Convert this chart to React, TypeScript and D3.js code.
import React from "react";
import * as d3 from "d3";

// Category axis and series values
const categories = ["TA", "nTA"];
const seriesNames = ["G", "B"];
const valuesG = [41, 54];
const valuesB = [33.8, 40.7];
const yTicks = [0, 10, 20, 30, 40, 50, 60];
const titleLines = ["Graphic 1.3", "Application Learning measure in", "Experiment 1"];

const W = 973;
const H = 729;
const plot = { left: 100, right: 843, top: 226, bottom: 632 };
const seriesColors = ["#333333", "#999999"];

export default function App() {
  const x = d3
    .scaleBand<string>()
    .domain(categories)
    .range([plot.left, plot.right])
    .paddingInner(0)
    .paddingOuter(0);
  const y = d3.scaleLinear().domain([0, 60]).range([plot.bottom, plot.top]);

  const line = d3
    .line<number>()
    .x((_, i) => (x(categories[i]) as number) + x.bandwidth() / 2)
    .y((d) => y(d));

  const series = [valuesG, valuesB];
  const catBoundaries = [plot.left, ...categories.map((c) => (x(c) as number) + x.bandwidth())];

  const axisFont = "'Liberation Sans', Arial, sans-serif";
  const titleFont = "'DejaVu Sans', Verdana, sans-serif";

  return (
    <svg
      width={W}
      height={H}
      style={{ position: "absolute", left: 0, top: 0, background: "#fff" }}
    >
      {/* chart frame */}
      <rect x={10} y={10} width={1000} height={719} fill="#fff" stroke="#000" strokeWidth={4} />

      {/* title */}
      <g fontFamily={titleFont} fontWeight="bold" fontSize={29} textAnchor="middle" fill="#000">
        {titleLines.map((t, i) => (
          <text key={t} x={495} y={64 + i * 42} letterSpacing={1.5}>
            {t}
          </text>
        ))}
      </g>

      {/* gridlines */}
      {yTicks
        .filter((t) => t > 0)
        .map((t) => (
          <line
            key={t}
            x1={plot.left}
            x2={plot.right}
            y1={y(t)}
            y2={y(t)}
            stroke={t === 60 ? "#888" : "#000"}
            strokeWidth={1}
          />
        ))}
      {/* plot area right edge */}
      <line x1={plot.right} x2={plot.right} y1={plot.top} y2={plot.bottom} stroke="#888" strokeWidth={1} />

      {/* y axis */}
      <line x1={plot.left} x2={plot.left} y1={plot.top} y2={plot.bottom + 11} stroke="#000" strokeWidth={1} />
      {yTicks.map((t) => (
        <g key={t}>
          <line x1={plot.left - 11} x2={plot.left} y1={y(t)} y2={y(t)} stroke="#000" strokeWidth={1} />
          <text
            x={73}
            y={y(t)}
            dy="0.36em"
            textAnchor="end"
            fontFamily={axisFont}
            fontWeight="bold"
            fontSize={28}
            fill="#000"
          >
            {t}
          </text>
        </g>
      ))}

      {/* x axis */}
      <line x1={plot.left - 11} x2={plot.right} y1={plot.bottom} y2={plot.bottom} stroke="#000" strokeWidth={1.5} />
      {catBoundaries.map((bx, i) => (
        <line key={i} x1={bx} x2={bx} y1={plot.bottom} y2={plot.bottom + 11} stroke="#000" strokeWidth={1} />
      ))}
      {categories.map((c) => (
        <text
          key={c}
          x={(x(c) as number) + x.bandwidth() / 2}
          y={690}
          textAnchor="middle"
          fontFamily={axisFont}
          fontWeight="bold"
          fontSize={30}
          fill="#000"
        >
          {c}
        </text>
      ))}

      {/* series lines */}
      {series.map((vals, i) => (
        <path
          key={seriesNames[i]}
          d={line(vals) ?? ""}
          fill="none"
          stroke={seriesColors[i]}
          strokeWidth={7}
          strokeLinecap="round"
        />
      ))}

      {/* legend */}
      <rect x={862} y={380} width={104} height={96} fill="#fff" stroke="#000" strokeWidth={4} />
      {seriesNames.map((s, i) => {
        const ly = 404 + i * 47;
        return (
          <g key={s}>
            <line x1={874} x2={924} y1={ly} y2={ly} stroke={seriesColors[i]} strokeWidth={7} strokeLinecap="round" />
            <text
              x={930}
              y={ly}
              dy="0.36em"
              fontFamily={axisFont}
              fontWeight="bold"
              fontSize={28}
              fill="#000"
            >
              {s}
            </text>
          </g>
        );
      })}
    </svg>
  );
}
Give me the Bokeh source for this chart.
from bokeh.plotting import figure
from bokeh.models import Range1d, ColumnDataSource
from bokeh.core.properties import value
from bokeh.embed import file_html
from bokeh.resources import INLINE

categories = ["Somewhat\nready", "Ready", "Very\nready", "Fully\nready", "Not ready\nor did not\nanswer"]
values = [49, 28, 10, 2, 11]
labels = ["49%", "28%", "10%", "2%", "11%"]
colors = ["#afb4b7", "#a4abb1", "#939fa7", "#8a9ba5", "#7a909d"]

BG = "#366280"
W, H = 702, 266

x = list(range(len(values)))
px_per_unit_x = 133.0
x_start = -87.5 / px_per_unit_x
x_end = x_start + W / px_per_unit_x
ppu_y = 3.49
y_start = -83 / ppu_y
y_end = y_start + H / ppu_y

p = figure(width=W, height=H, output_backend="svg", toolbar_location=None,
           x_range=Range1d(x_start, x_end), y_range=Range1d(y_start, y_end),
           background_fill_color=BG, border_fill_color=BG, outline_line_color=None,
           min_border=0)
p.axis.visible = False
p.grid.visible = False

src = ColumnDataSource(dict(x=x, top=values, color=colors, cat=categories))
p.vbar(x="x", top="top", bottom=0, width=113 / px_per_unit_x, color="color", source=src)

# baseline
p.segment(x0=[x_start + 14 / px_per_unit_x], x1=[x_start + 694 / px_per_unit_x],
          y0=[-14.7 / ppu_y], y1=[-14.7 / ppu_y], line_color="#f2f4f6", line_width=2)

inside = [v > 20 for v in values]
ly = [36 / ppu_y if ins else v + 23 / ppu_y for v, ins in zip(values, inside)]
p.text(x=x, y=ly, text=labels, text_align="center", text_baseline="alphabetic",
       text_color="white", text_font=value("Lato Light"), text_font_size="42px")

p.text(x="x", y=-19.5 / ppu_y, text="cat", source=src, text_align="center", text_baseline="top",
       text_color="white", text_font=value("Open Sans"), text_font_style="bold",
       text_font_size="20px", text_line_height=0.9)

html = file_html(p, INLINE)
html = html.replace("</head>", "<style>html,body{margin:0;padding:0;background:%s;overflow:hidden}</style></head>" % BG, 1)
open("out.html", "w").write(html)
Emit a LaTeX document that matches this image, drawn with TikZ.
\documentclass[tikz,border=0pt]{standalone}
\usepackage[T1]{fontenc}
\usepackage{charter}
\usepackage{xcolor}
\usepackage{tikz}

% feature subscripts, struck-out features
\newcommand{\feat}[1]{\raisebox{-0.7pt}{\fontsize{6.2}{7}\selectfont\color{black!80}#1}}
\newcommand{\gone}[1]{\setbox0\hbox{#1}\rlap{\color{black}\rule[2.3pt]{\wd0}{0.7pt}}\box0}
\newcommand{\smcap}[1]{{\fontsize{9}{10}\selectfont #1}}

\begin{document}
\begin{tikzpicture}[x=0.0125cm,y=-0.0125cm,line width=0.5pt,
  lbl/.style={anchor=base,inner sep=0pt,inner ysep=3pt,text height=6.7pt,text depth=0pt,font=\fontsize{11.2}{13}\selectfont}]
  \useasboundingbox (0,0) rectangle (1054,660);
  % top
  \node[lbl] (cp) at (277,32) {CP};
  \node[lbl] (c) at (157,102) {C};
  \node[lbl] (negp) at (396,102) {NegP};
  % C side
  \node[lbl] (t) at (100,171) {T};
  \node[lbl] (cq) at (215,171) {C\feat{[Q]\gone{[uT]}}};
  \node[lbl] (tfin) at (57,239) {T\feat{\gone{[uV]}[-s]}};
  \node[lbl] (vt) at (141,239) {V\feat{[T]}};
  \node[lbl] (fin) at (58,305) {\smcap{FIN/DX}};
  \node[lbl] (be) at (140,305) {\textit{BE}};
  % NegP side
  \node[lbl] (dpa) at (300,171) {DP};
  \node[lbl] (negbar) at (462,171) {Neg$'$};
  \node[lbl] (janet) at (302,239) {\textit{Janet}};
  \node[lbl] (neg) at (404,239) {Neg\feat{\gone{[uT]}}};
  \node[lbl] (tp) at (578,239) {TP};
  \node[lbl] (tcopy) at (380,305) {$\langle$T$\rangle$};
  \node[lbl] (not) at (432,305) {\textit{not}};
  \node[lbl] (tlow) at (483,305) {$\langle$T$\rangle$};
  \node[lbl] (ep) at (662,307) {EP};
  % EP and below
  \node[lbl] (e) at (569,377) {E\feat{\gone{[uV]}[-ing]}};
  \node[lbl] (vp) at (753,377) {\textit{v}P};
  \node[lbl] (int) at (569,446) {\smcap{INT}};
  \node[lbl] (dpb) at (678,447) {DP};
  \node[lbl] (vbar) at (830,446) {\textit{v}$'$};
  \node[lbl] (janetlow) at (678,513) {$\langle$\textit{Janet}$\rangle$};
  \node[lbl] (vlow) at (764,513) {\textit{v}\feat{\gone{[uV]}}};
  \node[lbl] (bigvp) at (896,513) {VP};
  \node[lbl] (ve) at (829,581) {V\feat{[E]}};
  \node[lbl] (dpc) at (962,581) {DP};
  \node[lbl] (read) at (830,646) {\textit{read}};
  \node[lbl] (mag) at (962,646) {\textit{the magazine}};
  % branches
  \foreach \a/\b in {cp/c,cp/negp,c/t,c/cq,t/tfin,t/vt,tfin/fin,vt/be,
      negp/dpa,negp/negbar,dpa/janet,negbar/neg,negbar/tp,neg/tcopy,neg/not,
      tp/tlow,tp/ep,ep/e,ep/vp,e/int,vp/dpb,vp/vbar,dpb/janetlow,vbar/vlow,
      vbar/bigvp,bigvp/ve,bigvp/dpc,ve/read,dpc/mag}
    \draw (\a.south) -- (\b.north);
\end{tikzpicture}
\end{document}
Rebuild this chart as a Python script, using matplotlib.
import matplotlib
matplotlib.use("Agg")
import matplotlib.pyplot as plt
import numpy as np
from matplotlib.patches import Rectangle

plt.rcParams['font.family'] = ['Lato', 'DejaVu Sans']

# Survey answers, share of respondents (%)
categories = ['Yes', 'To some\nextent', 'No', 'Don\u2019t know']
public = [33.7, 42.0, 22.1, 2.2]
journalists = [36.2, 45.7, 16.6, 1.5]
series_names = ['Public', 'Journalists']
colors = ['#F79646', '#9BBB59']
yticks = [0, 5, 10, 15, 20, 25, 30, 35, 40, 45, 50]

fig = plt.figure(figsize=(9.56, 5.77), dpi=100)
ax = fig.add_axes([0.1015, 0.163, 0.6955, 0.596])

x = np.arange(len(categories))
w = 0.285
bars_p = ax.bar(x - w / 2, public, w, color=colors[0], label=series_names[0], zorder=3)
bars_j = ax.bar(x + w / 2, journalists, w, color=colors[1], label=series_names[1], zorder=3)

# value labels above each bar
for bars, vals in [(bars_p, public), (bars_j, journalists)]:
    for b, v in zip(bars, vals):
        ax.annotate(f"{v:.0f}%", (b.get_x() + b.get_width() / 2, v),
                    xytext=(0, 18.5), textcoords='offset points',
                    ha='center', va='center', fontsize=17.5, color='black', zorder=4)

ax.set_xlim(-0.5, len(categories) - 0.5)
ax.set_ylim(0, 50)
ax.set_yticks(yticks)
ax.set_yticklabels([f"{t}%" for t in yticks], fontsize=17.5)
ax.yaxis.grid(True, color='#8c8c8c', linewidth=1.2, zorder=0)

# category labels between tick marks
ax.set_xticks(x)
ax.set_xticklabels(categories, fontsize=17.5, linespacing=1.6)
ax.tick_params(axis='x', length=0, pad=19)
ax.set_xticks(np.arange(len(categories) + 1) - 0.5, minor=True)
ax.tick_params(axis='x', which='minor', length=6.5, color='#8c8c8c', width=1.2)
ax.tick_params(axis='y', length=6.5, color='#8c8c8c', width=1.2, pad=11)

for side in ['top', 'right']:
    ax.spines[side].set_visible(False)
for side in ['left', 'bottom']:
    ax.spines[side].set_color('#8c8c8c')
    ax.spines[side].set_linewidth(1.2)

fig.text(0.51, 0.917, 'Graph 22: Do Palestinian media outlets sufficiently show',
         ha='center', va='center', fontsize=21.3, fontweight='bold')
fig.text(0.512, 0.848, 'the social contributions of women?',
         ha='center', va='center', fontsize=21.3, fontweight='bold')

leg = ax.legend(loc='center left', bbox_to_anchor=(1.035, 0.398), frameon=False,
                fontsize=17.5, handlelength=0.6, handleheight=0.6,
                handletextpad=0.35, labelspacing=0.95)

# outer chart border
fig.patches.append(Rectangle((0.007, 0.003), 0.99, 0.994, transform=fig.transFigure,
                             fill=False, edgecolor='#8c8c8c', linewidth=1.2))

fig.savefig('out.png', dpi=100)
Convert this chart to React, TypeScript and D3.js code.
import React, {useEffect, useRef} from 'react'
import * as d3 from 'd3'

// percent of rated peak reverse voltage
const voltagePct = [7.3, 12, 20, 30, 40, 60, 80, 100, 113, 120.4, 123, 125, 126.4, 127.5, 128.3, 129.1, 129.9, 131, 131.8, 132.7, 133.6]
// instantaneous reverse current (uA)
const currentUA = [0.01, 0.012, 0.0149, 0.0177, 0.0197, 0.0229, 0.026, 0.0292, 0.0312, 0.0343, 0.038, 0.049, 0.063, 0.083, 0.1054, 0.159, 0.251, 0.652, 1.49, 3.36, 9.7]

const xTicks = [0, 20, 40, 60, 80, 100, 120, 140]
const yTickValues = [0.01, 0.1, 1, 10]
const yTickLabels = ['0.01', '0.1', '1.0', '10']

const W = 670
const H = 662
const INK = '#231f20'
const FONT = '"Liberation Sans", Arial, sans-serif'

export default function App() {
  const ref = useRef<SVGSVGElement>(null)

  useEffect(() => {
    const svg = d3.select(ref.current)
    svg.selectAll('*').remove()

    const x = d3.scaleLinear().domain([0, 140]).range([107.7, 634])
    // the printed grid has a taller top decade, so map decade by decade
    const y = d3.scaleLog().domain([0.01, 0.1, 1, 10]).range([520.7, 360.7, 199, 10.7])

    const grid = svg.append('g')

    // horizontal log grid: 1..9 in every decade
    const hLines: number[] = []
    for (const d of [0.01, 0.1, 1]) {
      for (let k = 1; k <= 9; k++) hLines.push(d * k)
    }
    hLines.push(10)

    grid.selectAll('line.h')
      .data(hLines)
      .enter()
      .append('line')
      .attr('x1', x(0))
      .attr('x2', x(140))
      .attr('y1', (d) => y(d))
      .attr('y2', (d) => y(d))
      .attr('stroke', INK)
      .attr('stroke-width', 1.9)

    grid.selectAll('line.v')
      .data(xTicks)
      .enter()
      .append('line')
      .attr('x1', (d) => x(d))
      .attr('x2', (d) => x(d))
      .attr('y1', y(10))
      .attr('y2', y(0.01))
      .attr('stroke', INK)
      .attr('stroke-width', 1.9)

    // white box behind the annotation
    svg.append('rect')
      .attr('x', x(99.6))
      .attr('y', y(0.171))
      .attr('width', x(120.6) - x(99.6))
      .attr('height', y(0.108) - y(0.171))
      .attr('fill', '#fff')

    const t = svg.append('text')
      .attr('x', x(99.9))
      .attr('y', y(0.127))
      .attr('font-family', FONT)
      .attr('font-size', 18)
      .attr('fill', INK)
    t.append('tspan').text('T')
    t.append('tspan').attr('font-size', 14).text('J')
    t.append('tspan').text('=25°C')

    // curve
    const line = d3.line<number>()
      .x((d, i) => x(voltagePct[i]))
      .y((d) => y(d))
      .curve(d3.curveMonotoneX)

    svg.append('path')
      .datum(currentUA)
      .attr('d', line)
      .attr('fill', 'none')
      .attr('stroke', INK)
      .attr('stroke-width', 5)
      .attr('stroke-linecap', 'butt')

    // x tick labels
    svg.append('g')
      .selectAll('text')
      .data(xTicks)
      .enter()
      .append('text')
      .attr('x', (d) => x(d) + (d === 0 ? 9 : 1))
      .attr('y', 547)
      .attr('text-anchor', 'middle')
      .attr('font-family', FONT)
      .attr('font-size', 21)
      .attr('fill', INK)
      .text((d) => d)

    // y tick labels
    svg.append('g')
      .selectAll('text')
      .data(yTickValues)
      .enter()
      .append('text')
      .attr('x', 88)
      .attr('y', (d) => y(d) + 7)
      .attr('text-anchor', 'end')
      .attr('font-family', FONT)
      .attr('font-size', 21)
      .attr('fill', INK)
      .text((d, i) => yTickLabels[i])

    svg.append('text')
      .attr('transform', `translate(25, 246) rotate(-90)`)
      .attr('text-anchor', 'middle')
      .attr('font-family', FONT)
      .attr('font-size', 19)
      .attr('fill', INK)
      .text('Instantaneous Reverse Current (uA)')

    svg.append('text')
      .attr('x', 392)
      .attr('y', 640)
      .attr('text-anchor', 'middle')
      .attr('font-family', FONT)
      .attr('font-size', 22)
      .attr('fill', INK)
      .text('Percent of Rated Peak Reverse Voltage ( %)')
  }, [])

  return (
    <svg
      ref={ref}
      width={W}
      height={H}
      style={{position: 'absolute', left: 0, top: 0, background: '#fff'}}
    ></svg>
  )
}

[Problem requirements] Answer only with how many lines in the records include "this".

[Solved problem] 5